Thank you, Dr. Asparouhov. So can I say the method you mentioned there is a single-level pseudo-maximum likelihood estimation method, even not a multilevel pseudo-maximum likelihood estimation method? And it is not PWIGLS (proposed by Pfeffermann, et. al. 1998) either.
So can I say so far I cannot run PWIGLS method in MPlus?
Which software can I use for PWIGLS method? Only LISREL?
As it is shown in the above article the PML and the PWIGLS are the same method - except that the way it is implemented in these software packages that are listed in the article the standard errors are incorrect in some packages. There is no option on what is right or wrong regarding that. Once the point estimates are set (identical point estimates in Mplus-PML and say MLwin-PWIGLS) the standard error estimation is set and it amounts to correctly estimating the asymptotic distribution of these point estimates. That part is correct only in Mplus. The PWIGLS is not defined in two-level models with two sets of weights. The two-level models that Pfeffermann uses are equivalent to single level models since they have weights only on the between level. You can read more about probability weighting in two-level models in https://www.tandfonline.com/doi/abs/10.1080/03610920500476598
First of all please forgive my shallow knowledge in using different estimation methods while incorporating sampling weights in HLM model. As you mentioned, if we use Mplus to run PWIGLS (based on my understanding, what you mean here is that they just used different terms referring to PWIGLS: in MPlus, the termed used for this is PML, PWIGLS in WlwiN.), we simply need to use one more WEIGHT statement compared with regular HLM in MPlus. But which level weight I should use? level 1 weight? or level 2 weight if I have a two-level HLM model.
Second, there are three scaling methods for level 1, and two scaling methods for level 2. If we use, for example,
Dear Dr. Asparouhov, For my first concern in the previous post, maybe I should put it in this way. You used PML estimator in Asparouhov (2005), in which only individual-level weight was used for a latent growth curve model. If I have a cross-sectional data set with individual as first level and school second level. And I have weights for both levels. If I would like to use PWIGLS to estimate my parameters in MPLUS, how to code them? Could you show me an example of this? How would it be different from MULTILEVEL PSEUDO-MAXIMUM LIKELIHOOD ESTIMATION (MPML) method (which was metioned in my second concern in the previous post) in codes?
Thank you, Dr. Asparouhov. All I know is that we can use different scaling methods in both levels for MPML in MPlus. For PWIGLS, LISREL can handle it with scaling method B (Pfeffermann, 1998).Maybe WLwin can handle PWIGLS as well.
But my question is: can I use MPlus to run PWIGLS? If I can, could you show me the example?
I don't have anything new to add to what is in these papers. I will reiterate however that if you are being advised to pursue PWIGLS that is a poor advice in my point of view since we have documented that there are errors there. Mplus will probably never be implementing PWIGLS for two reasons: the errors we have found and the fact that it only applies to a much more limited number of models.
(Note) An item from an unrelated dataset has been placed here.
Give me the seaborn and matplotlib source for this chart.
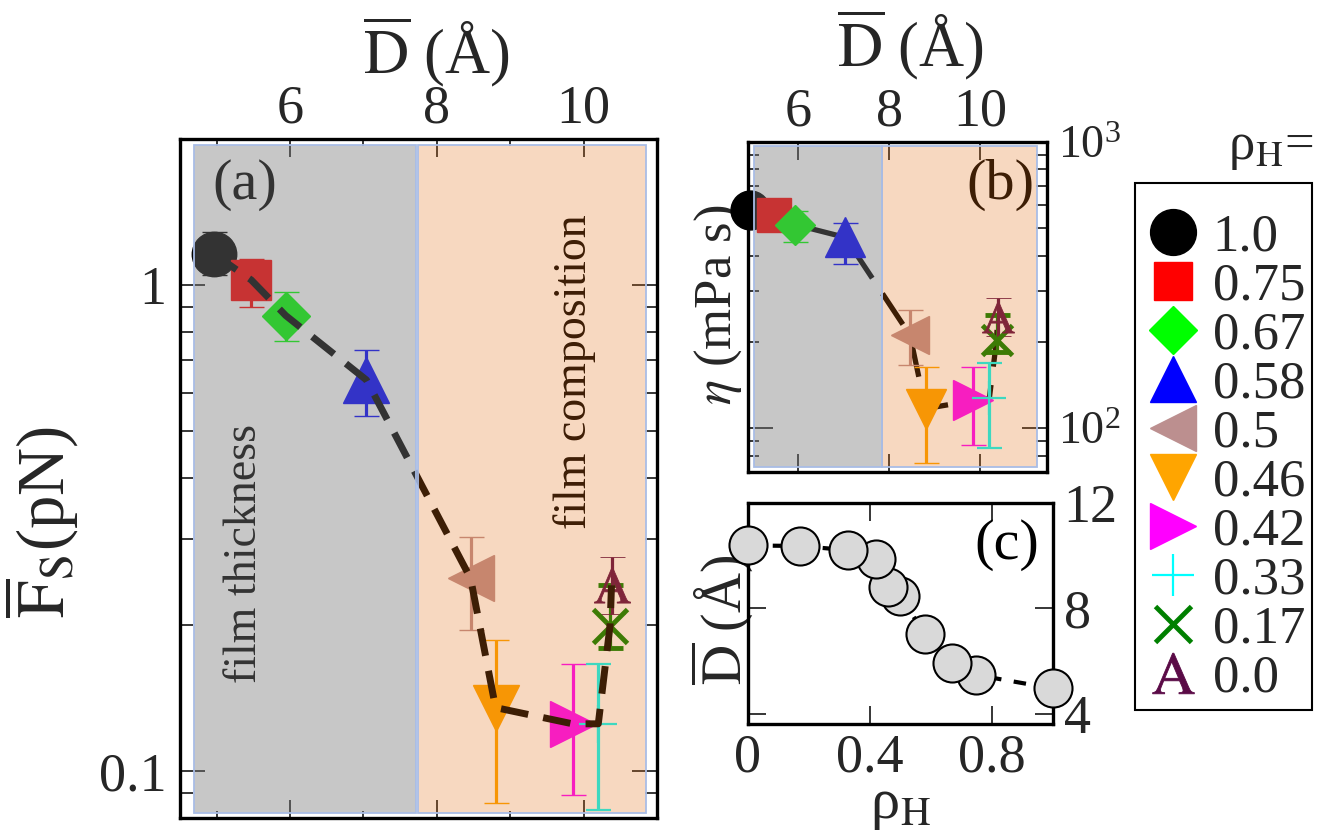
import numpy as np
import pandas as pd
import matplotlib
matplotlib.use("Agg")
import matplotlib.pyplot as plt
import matplotlib.ticker as mticker
import matplotlib.patches as mpatches
from matplotlib.lines import Line2D
import seaborn as sns

# ---------------- data ----------------
rho = [1.0, 0.75, 0.67, 0.58, 0.5, 0.46, 0.42, 0.33, 0.17, 0.0]
rho_labels = ["1.0", "0.75", "0.67", "0.58", "0.5", "0.46", "0.42", "0.33", "0.17", "0.0"]
D_mean = [4.96, 5.47, 5.94, 7.04, 8.46, 8.80, 9.85, 10.20, 10.36, 10.38]
Fs = [1.16, 1.025, 0.866, 0.638, 0.249, 0.135, 0.125, 0.125, 0.199, 0.241]
Fs_hi = [1.285, 1.13, 0.969, 0.736, 0.303, 0.186, 0.166, 0.166, 0.241, 0.275]
Fs_lo = [1.05, 0.90, 0.768, 0.538, 0.195, 0.086, 0.089, 0.083, 0.179, 0.21]
eta = [575, 553, 513, 463, 211, 117, 125, 127, 203, 244]
eta_hi = [600, 575, 571, 518, 258, 163, 163, 169, 248, 285]
eta_lo = [550, 530, 445, 375, 166, 75.4, 87.7, 85, 185, 210]

# ---------------- styles ----------------
colors = ["#000000", "#ff0000", "#00ff00", "#0000ff", "#bc8f8f",
          "#ffa500", "#ff00ff", "#00ffff", "#008000", "#5a0a46"]
markers = ["o", "s", "D", "^", "<", "v", ">", "+", "x", r"$\mathrm{A}$"]
ms_a = [32, 29, 24, 33, 33, 33, 33, 27, 24, 26]
ms_b = [28, 25, 20, 29, 27, 29, 29, 24, 22, 23]
ms_leg = [33, 28, 24, 33, 33, 33, 33, 30, 26, 30]
mew = [1, 1, 1, 1, 1, 1, 1, 1.6, 3.5, 0.6]

sns.set_theme(style="ticks")
plt.rcParams["font.family"] = ["Liberation Serif", "DejaVu Serif"]
plt.rcParams["mathtext.fontset"] = "stix"
plt.rcParams["axes.linewidth"] = 2.4

GRAY = (123 / 255, 123 / 255, 123 / 255, 0.42)
PEACH = (229 / 255, 111 / 255, 22 / 255, 0.27)
EDGE = "#a9bde6"

TICK_FS = 39
LAB_FS = 45

fig = plt.figure(figsize=(13.19, 8.38), dpi=100)
ax_a = fig.add_axes([0.1365, 0.0239, 0.3616, 0.8103])
ax_b = fig.add_axes([0.5669, 0.4371, 0.2267, 0.3940])
ax_c = fig.add_axes([0.5669, 0.1357, 0.2311, 0.2644])

for ax in (ax_a, ax_b, ax_c):
    ax.set_facecolor("white")
    for sp in ax.spines.values():
        sp.set_linewidth(2.4)
        sp.set_color("black")


def draw_points(ax, sizes, y, ylo, yhi, zo=3):
    for i in range(len(D_mean)):
        ax.errorbar([D_mean[i]], [y[i]],
                    yerr=[[y[i] - ylo[i]], [yhi[i] - y[i]]],
                    marker=markers[i], linestyle="none", color=colors[i],
                    ms=sizes[i], mew=mew[i], ecolor=colors[i],
                    elinewidth=2.3, capsize=9, capthick=2.3,
                    zorder=zo, clip_on=False)


# ---------------- panel (a) ----------------
ax = ax_a
ax.set_yscale("log")
draw_points(ax, ms_a, Fs, Fs_lo, Fs_hi)
sns.lineplot(x=D_mean, y=Fs, ax=ax, sort=False, estimator=None,
             color="black", lw=5, linestyle=(0, (4, 2.2)), zorder=4)
ax.axvspan(4.69, 7.71, ymin=0.0074, ymax=0.991, facecolor=GRAY,
           edgecolor=EDGE, lw=1.3, zorder=10)
ax.axvspan(7.74, 10.85, ymin=0.0074, ymax=0.991, facecolor=PEACH,
           edgecolor=EDGE, lw=1.3, zorder=10)
ax.set_xlim(4.5, 11.0)
ax.set_ylim(0.08, 2.0)
ax.xaxis.set_major_locator(mticker.FixedLocator([6, 8, 10]))
ax.xaxis.set_minor_locator(mticker.FixedLocator([5, 7, 9, 11]))
ax.xaxis.set_major_formatter(mticker.FixedFormatter(["6", "8", "10"]))
ax.yaxis.set_major_locator(mticker.FixedLocator([0.1, 1]))
ax.yaxis.set_major_formatter(mticker.FixedFormatter(["0.1", "1"]))
ax.yaxis.set_minor_locator(mticker.LogLocator(base=10, subs=np.arange(2, 10)))
ax.yaxis.set_minor_formatter(mticker.NullFormatter())
ax.tick_params(axis="x", which="both", direction="in", top=True, bottom=True,
               labeltop=True, labelbottom=False, labelsize=TICK_FS, pad=3, width=1.3)
ax.tick_params(axis="x", which="major", length=13)
ax.tick_params(axis="x", which="minor", length=5)
ax.tick_params(axis="y", which="both", direction="in", left=True, right=True,
               labelsize=TICK_FS, pad=10, width=1.3)
ax.tick_params(axis="y", which="major", length=18)
ax.tick_params(axis="y", which="minor", length=9)
ax.xaxis.set_label_position("top")
ax.set_xlabel(r"$\overline{\mathrm{D}}$ (Å)", fontsize=LAB_FS)
ax.xaxis.label.set_verticalalignment("center")
ax.xaxis.set_label_coords(0.537, 1.128)
ax.set_ylabel(r"$\overline{\mathrm{F}}_\mathrm{S}$(pN)", fontsize=48)
ax.yaxis.label.set_verticalalignment("center")
ax.yaxis.set_label_coords(-0.29, 0.436)
ax.text(0.136, 0.932, "(a)", transform=ax.transAxes, fontsize=42,
        ha="center", va="center", color="black", zorder=3)
ax.text(0.136, 0.39, "film thickness", transform=ax.transAxes, fontsize=33,
        rotation=90, ha="center", va="center", color="black", zorder=3)
ax.text(0.828, 0.657, "film composition", transform=ax.transAxes, fontsize=33,
        rotation=90, ha="center", va="center", color="black", zorder=3)

# ---------------- panel (b) ----------------
ax = ax_b
ax.set_yscale("log")
sns.lineplot(x=D_mean, y=eta, ax=ax, sort=False, estimator=None,
             color="black", lw=3.8, linestyle=(0, (7, 3.5)), zorder=2)
draw_points(ax, ms_b, eta, eta_lo, eta_hi)
ax.axvspan(5.04, 7.84, ymin=0.015, ymax=0.986, facecolor=GRAY,
           edgecolor=EDGE, lw=1.3, zorder=10)
ax.axvspan(7.85, 11.24, ymin=0.015, ymax=0.986, facecolor=PEACH,
           edgecolor=EDGE, lw=1.3, zorder=10)
ax.set_xlim(4.9, 11.46)
ax.set_ylim(70.5, 1000)
ax.xaxis.set_major_locator(mticker.FixedLocator([6, 8, 10]))
ax.xaxis.set_major_formatter(mticker.FixedFormatter(["6", "8", "10"]))
ax.xaxis.set_minor_locator(mticker.NullLocator())
ax.yaxis.set_major_locator(mticker.LogLocator(base=10, numticks=5))
ax.yaxis.set_major_formatter(mticker.LogFormatterMathtext())
ax.yaxis.set_minor_locator(mticker.LogLocator(base=10, subs=np.arange(2, 10), numticks=20))
ax.yaxis.set_minor_formatter(mticker.NullFormatter())
ax.tick_params(axis="x", which="both", direction="in", top=True, bottom=True,
               labeltop=True, labelbottom=False, labelsize=TICK_FS, pad=3,
               width=1.3, length=13)
ax.tick_params(axis="y", which="both", direction="in", left=True, right=True,
               labelleft=False, labelright=True, labelsize=33, pad=8, width=1.3)
ax.tick_params(axis="y", which="major", length=18)
ax.tick_params(axis="y", which="minor", length=8)
ax.xaxis.set_label_position("top")
ax.set_xlabel(r"$\overline{\mathrm{D}}$ (Å)", fontsize=LAB_FS)
ax.xaxis.label.set_verticalalignment("center")
ax.xaxis.set_label_coords(0.543, 1.292)
ax.set_ylabel(r"$\eta$ (mPa s)", fontsize=38)
ax.yaxis.set_label_position("left")
ax.yaxis.label.set_verticalalignment("center")
ax.yaxis.set_label_coords(-0.099, 0.505)
ax.text(0.844, 0.868, "(b)", transform=ax.transAxes, fontsize=42,
        ha="center", va="center", color="black", zorder=3)

# ---------------- panel (c) ----------------
ax = ax_c
sns.lineplot(x=rho, y=D_mean, ax=ax, estimator=None, color="black",
             lw=3, linestyle=(0, (3, 3)), zorder=2)
sns.scatterplot(x=rho, y=D_mean, ax=ax, s=750, color="#d9d9d9",
                edgecolor="black", linewidth=1.5, zorder=3, clip_on=False)
ax.set_xlim(0, 1.0)
ax.set_ylim(3.6, 12)
ax.xaxis.set_major_locator(mticker.FixedLocator([0, 0.4, 0.8]))
ax.xaxis.set_major_formatter(mticker.FixedFormatter(["0", "0.4", "0.8"]))
ax.yaxis.set_major_locator(mticker.FixedLocator([4, 8, 12]))
ax.yaxis.set_major_formatter(mticker.FixedFormatter(["4", "8", "12"]))
ax.tick_params(axis="x", which="both", direction="in", top=True, bottom=True,
               labelsize=TICK_FS, pad=6, width=1.3, length=13)
ax.tick_params(axis="y", which="both", direction="in", left=True, right=True,
               labelleft=False, labelright=True, labelsize=TICK_FS, pad=8,
               width=1.3, length=13)
ax.set_xlabel(r"ρ$_\mathrm{H}$", fontsize=42)
ax.xaxis.label.set_verticalalignment("center")
ax.xaxis.set_label_coords(0.5, -0.37)
ax.set_ylabel(r"$\overline{\mathrm{D}}$ (Å)", fontsize=40)
ax.yaxis.set_label_position("left")
ax.yaxis.label.set_verticalalignment("center")
ax.yaxis.set_label_coords(-0.084, 0.471)
ax.text(0.851, 0.809, "(c)", transform=ax.transAxes, fontsize=42,
        ha="center", va="center", color="black", zorder=3)

# ---------------- legend ----------------
handles = [Line2D([], [], marker=markers[i], color=colors[i], linestyle="none",
                  ms=ms_leg[i], mew=mew[i]) for i in range(len(rho))]
leg = fig.legend(handles, rho_labels, loc="upper left",
                 bbox_to_anchor=(0.8605, 0.7518), borderaxespad=0,
                 fontsize=38, frameon=False,
                 borderpad=0.1, labelspacing=0.02, handlelength=1.25,
                 handletextpad=0.12, numpoints=1)
fig.add_artist(mpatches.Rectangle((0.8605, 0.1527), 0.1342, 0.6289,
                                  transform=fig.transFigure, fill=False,
                                  edgecolor="black", linewidth=1.5))
fig.text(0.9955, 0.823, r"ρ$_\mathrm{H}$=", fontsize=38, ha="right", va="center")

fig.savefig("out.png", dpi=100)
Dear Dr. Asparouhov, I have a question about how to evaluate the estimates. I know usually we may use relative bias, MSE, and coverage rate to evaluate the estimates if we have simulation data (thus we have true values of estimates). But if I just use empirical data, which method(s) can I use to evaluate the estimates (since I don't have population estimates)? Thank you in advance.